In 1990, Tom Cruise Told 'Playboy' That Making a 'Top Gun' Sequel Would Be 'Irresponsible'
By Jake Rossen
Top Gun: Maverick, which was shot in 2018 but repeatedly delayed due to the pandemic, is finally set to arrive in theaters on May 27. The sequel to 1986’s Top Gun, it stars Tom Cruise as Pete “Maverick” Mitchell, onetime Naval pilot trainee-turned-instructor. But if Cruise had stuck to his initial thoughts about a follow-up, we probably wouldn’t be watching it at all.
Gizmodo excavated a 1990 interview Cruise granted to Playboy in which the actor didn’t see himself reprising the role of Maverick under any circumstances.
“Some people felt that Top Gun was a right-wing film to promote the Navy,” Cruise said. “And a lot of kids loved it. But I want the kids to know that that’s not the way war is—that Top Gun was just an amusement park ride, a fun film with a PG-13 rating that was not supposed to be reality.

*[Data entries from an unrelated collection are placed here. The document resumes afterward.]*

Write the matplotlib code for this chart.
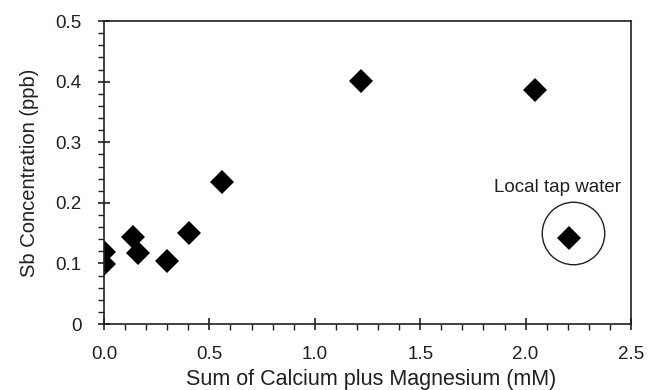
import matplotlib.pyplot as plt
from matplotlib.ticker import MultipleLocator

plt.rcParams['font.family'] = ['Liberation Sans', 'DejaVu Sans']

# data
ca_mg = [0.0, 0.0, 0.136, 0.163, 0.30, 0.405, 0.561, 1.219, 2.045, 2.207]
sb_ppb = [0.119, 0.099, 0.143, 0.118, 0.104, 0.150, 0.235, 0.401, 0.386, 0.142]
tap_x, tap_y = 2.226, 0.150
x_ticks = [0.0, 0.5, 1.0, 1.5, 2.0, 2.5]
x_labels = ['0.0', '0.5', '1.0', '1.5', '2.0', '2.5']
y_ticks = [0.0, 0.1, 0.2, 0.3, 0.4, 0.5]
y_labels = ['0', '0.1', '0.2', '0.3', '0.4', '0.5']

ink = '#231f20'

fig = plt.figure(figsize=(6.48, 3.9), dpi=100)
ax = fig.add_axes([0.1605, 0.169, 0.8133, 0.777])

ax.plot(ca_mg, sb_ppb, linestyle='none', marker='D', markersize=12.5,
        color='black', markeredgewidth=0)

# circle around the tap water sample
ax.plot([tap_x], [tap_y], linestyle='none', marker='o', markersize=45,
        markerfacecolor='none', markeredgecolor=ink, markeredgewidth=1.0)
ax.text(2.149, 0.226, 'Local tap water', ha='center', va='center',
        fontsize=13.5, color=ink)

ax.set_xlim(0, 2.5)
ax.set_ylim(0, 0.5)
ax.set_xticks(x_ticks)
ax.set_xticklabels(x_labels)
ax.set_yticks(y_ticks)
ax.set_yticklabels(y_labels)
ax.xaxis.set_minor_locator(MultipleLocator(0.1))
ax.yaxis.set_minor_locator(MultipleLocator(0.02))

ax.tick_params(which='major', direction='inout', length=8, width=1.2,
               labelsize=13.5, colors=ink)
ax.tick_params(which='minor', direction='out', length=4, width=1.0, colors=ink)
ax.tick_params(axis='x', which='major', pad=12)
ax.tick_params(axis='y', which='major', pad=12)

for s in ax.spines.values():
    s.set_linewidth(1.2)
    s.set_color(ink)

ax.set_xlabel('Sum of Calcium plus Magnesium (mM)', fontsize=15.5, color=ink)
ax.xaxis.set_label_coords(0.506, -0.148)
ax.set_ylabel('Sb Concentration (ppb)', fontsize=14.5, color=ink, labelpad=12)

fig.savefig('out.png', dpi=100)
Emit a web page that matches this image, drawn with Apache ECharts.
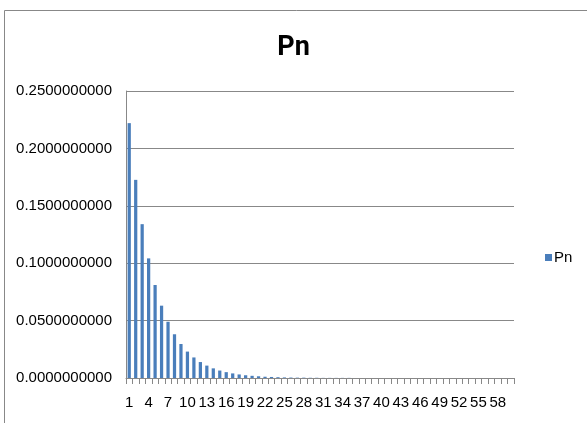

"That’s why I didn’t go on and make Top Gun II and III and IV and V. That would have been irresponsible.”
Cruise is obviously not averse to sequels: He went on to make Mission: Impossible II and III and IV and V and VI and VII and VIII. But the context of the question—the interviewer was comparing Top Gun to Cruise’s intense new drama Born of the Fourth of July, about real-life Vietnam veteran Ron Kovic—may have drawn Cruise to suggest he wasn’t opting to return to a popcorn depiction of war anytime soon.
Actors have often shot down sequels only to return to them later: Sylvester Stallone regularly made pronouncements there wouldn’t be any more Rocky movies following Rocky III. (The franchise now totals eight films.)
Whether Top Gun glorified war in the eyes of younger audiences is debatable. That it glorified Ray-Bans is not: Sales of the sunglasses shot up following the movie.